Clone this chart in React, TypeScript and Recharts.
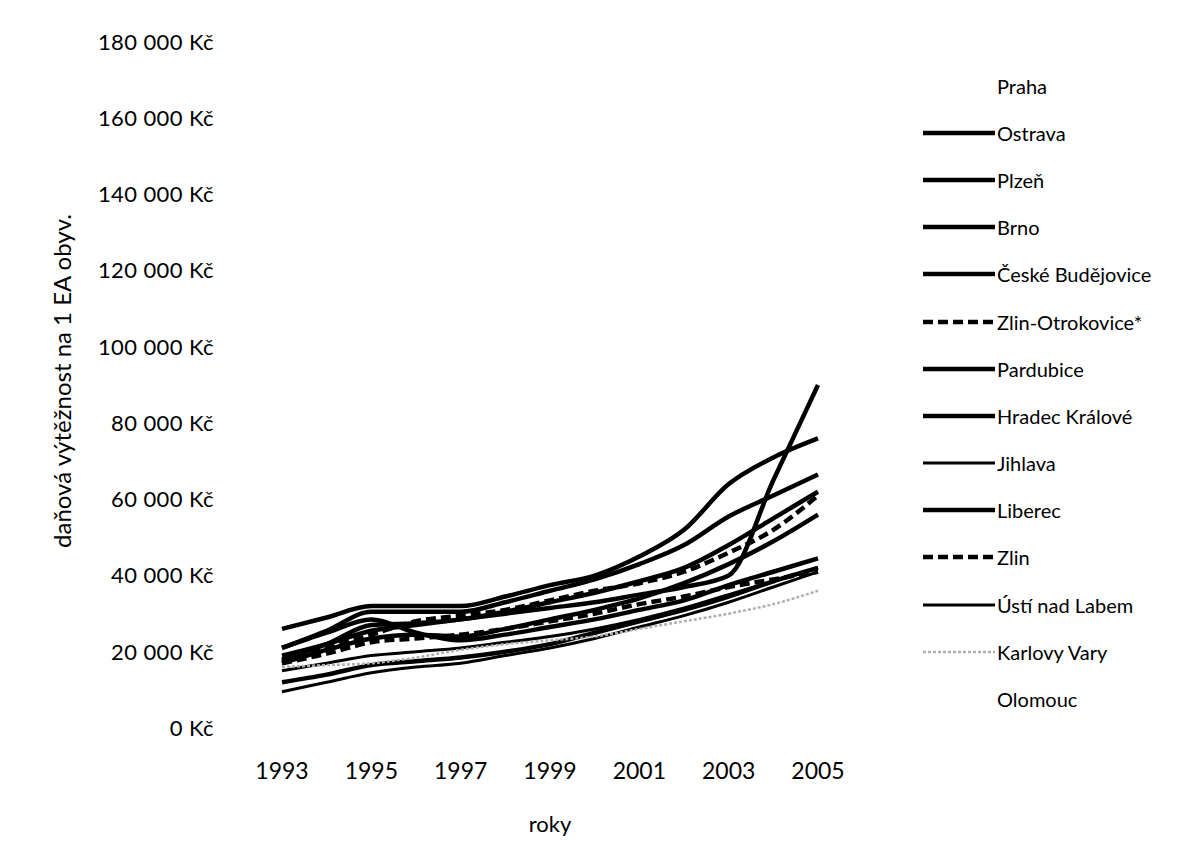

--

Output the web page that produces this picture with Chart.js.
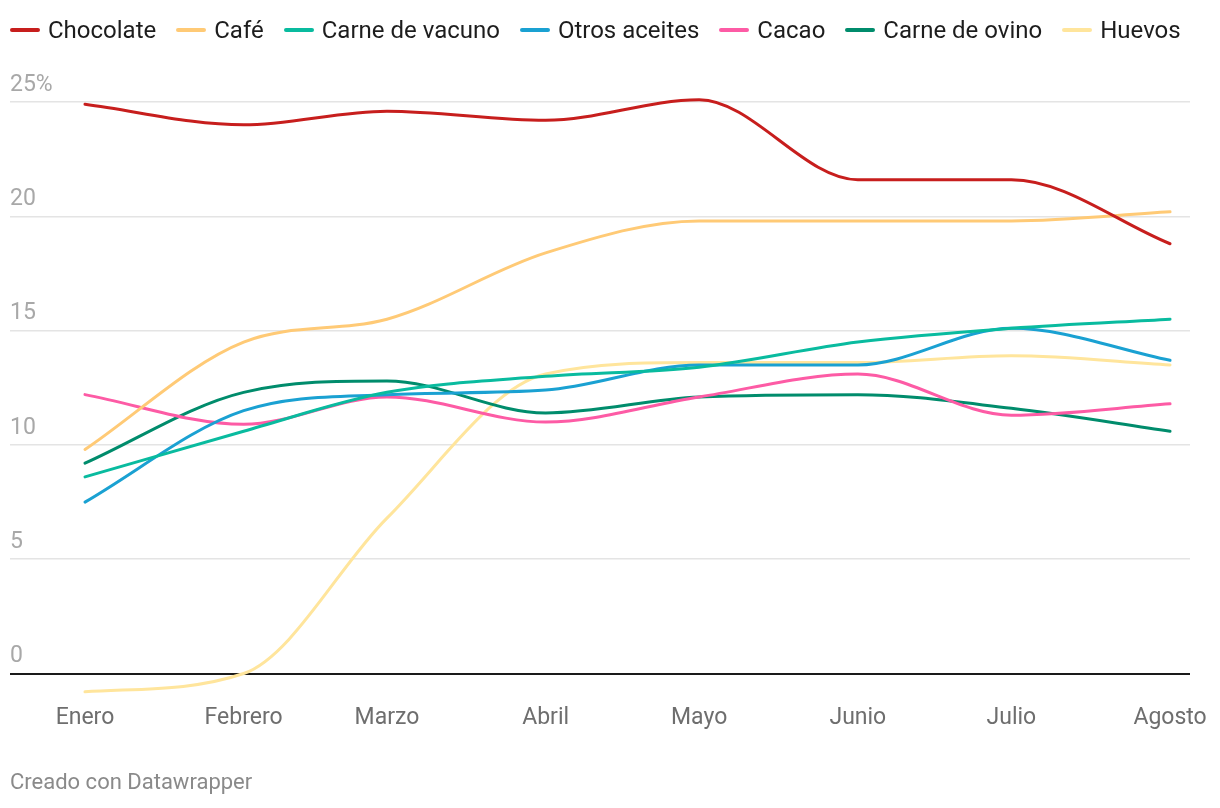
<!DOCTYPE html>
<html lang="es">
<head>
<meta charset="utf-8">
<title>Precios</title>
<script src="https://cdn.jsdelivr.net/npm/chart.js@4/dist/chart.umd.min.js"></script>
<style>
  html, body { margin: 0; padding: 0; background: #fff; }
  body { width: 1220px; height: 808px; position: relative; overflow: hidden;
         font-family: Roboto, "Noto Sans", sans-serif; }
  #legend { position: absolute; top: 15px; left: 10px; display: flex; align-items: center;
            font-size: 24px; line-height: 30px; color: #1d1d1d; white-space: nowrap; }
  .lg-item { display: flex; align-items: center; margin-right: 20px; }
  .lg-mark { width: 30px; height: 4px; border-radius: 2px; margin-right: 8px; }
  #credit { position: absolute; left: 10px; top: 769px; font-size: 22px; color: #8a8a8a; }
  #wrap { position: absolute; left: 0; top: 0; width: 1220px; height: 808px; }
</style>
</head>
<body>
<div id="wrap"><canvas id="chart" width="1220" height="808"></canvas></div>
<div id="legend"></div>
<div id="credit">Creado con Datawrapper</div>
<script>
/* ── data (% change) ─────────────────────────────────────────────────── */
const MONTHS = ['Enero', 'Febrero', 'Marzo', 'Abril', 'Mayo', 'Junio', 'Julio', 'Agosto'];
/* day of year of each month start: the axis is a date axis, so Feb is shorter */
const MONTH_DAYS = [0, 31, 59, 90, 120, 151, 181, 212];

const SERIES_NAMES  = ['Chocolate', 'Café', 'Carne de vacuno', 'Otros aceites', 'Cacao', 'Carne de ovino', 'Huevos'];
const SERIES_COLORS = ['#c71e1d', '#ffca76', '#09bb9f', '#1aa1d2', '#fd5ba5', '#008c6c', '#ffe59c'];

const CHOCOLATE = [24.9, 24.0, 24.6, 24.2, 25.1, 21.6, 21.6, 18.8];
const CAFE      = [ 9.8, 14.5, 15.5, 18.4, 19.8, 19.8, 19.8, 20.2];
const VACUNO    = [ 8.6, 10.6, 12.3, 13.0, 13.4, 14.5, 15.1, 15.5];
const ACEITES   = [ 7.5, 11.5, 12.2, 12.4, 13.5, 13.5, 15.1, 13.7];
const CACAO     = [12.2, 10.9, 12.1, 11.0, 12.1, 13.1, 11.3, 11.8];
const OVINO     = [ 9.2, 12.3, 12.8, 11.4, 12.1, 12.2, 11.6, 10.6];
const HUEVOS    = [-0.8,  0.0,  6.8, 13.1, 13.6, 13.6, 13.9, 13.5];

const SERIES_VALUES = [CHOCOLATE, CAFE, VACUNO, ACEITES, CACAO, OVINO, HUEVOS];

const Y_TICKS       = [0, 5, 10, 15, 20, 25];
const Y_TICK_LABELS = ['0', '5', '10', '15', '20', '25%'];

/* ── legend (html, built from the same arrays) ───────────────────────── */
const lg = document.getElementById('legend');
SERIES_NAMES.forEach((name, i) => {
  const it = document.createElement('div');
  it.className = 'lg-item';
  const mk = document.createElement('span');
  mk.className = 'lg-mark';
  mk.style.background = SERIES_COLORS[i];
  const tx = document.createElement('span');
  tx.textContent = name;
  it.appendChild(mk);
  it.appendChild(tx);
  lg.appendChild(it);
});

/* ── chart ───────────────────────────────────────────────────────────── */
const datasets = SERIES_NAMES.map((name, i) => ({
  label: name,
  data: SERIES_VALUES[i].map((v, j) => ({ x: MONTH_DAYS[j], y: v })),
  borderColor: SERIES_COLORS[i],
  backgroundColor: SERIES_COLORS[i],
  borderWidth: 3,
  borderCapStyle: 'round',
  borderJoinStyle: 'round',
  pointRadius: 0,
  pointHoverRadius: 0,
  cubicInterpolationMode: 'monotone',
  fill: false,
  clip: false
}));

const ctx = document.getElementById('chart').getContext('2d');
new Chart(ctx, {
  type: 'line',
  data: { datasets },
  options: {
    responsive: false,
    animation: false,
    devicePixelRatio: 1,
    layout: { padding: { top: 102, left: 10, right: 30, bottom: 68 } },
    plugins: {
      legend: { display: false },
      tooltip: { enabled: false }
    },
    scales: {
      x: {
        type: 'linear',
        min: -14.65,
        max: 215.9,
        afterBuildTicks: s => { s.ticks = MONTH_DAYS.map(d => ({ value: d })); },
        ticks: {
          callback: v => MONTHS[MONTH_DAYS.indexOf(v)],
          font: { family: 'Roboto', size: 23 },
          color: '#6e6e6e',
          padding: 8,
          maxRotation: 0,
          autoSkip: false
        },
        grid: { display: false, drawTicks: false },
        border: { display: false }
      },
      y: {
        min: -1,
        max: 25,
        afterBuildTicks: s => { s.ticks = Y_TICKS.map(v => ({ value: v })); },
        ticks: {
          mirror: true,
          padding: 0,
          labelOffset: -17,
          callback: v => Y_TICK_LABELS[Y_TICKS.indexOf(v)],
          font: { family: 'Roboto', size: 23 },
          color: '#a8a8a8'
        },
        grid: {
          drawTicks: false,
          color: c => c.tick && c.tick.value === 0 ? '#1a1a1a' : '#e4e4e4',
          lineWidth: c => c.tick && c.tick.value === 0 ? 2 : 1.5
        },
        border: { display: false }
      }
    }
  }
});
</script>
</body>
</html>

◆ Exercise task ◆
Only the lines from the one containing "Output the web" down to the one containing "const MONTH_DAYS = [0, 31, 59, 90, 120, 151, 181, 212];" should be copied, exactly and with both ends kept. Drop the pictures.

◆ Task response ◆
Output the web page that produces this picture with Chart.js.
<!DOCTYPE html>
<html lang="es">
<head>
<meta charset="utf-8">
<title>Precios</title>
<script src="https://cdn.jsdelivr.net/npm/chart.js@4/dist/chart.umd.min.js"></script>
<style>
  html, body { margin: 0; padding: 0; background: #fff; }
  body { width: 1220px; height: 808px; position: relative; overflow: hidden;
         font-family: Roboto, "Noto Sans", sans-serif; }
  #legend { position: absolute; top: 15px; left: 10px; display: flex; align-items: center;
            font-size: 24px; line-height: 30px; color: #1d1d1d; white-space: nowrap; }
  .lg-item { display: flex; align-items: center; margin-right: 20px; }
  .lg-mark { width: 30px; height: 4px; border-radius: 2px; margin-right: 8px; }
  #credit { position: absolute; left: 10px; top: 769px; font-size: 22px; color: #8a8a8a; }
  #wrap { position: absolute; left: 0; top: 0; width: 1220px; height: 808px; }
</style>
</head>
<body>
<div id="wrap"><canvas id="chart" width="1220" height="808"></canvas></div>
<div id="legend"></div>
<div id="credit">Creado con Datawrapper</div>
<script>
/* ── data (% change) ─────────────────────────────────────────────────── */
const MONTHS = ['Enero', 'Febrero', 'Marzo', 'Abril', 'Mayo', 'Junio', 'Julio', 'Agosto'];
/* day of year of each month start: the axis is a date axis, so Feb is shorter */
const MONTH_DAYS = [0, 31, 59, 90, 120, 151, 181, 212];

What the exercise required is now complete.